BY MICHAEL GOODPASTER|
Night of Champions sucked. There’s nothing really to say about it. Some matches were good, but all in all it’s a really forgettable throw-a-way show. What REALLY happened? It was like a 3 hour RAW with about ten minutes less of commercials. I’ve cancelled my WWE Network subscription. It’s only $9.99, but I can’t justify seeing it on my bill every month. I only pay for things I legally have to, need and want. I don’t have to have, need or want the WWE Network anymore. It was never really worth it to me. I didn’t watch it all that much outside of the PPV shows but the streaming from Google Chromecast sucked for the most part so I’d often have to rely on “other means” anyway. I’m losing all desire to even keep up with the WWE product anymore. It’s more of a chore than a pleasure. Why keep putting myself through the hassle of keeping up or caring about a product that’s clearly not aimed at me and constantly insults my intelligence with belligerent bullshit.

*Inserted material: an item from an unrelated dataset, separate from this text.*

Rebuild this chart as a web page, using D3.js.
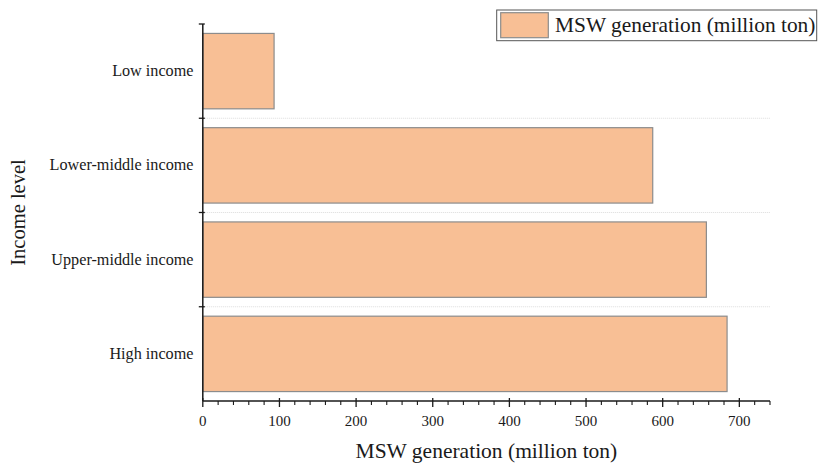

I’m not diluted to the fact that it’s professional wrestling. A silly sideshow production where grown men put on spandex and costumes and “fake fight” each other in a spring-loaded boxing ring for a paying crowd of people who disillusion themselves to think it’s either real life scenarios being played out before them or it’s people that know it’s choreographed; and by putting a heaping helping of artistic pretense behind it; convince themselves are “in on the joke” or “part of the show”. It’s merely content marketed to whichever demographic is strongest so every ten to fifteen minutes they can show another batch of commercials telling us what products to buy. That’s what professional wrestling has become. If you’re not doing some variation of that very cold and sterile look at the business then you’re not in the business that is professional wrestling. A ring, a small venue, some chairs and shitty sound system is not professional wrestling. It’s a carbon copy of every wrestling event before it. It’s a rinse and repeat format where all anyone has to do is figure out which one of their friends they want to pretend is the best and how they can justify telling another grown man in a costume that it’s for the best that his character loses the match. It’s more of an excuse than an attraction.
That’s what missing. The part that makes this very “bizarre-on-paper” form of entertainment click with people is the magic. It’s the larger than life atmosphere. It’s a rock concert, sporting event, monster truck rally, Broadway play and variety show all in one. It’s an experience to be had, shared and relived over and over. When you see past the cheese, the overbearing naïve fans and performers, when you get past the very obvious quirks and oddities of wrestling you can be a fan for life. There IS an appreciation for the magic. It’s undeniable. The dilemma is in the fact that there is no magic in professional wrestling. There is nothing fresh, over the top, larger than life or engaging enough to allow me to see past the façade and laugh along with the joke. It’s a stagnant and tired product. Sadly WWE has become a silly sideshow production where grown men put on spandex and costumes and “fake fight” each other in a spring-loaded boxing ring for a paying crowd of people. What reason are they giving me to look past this idea anymore?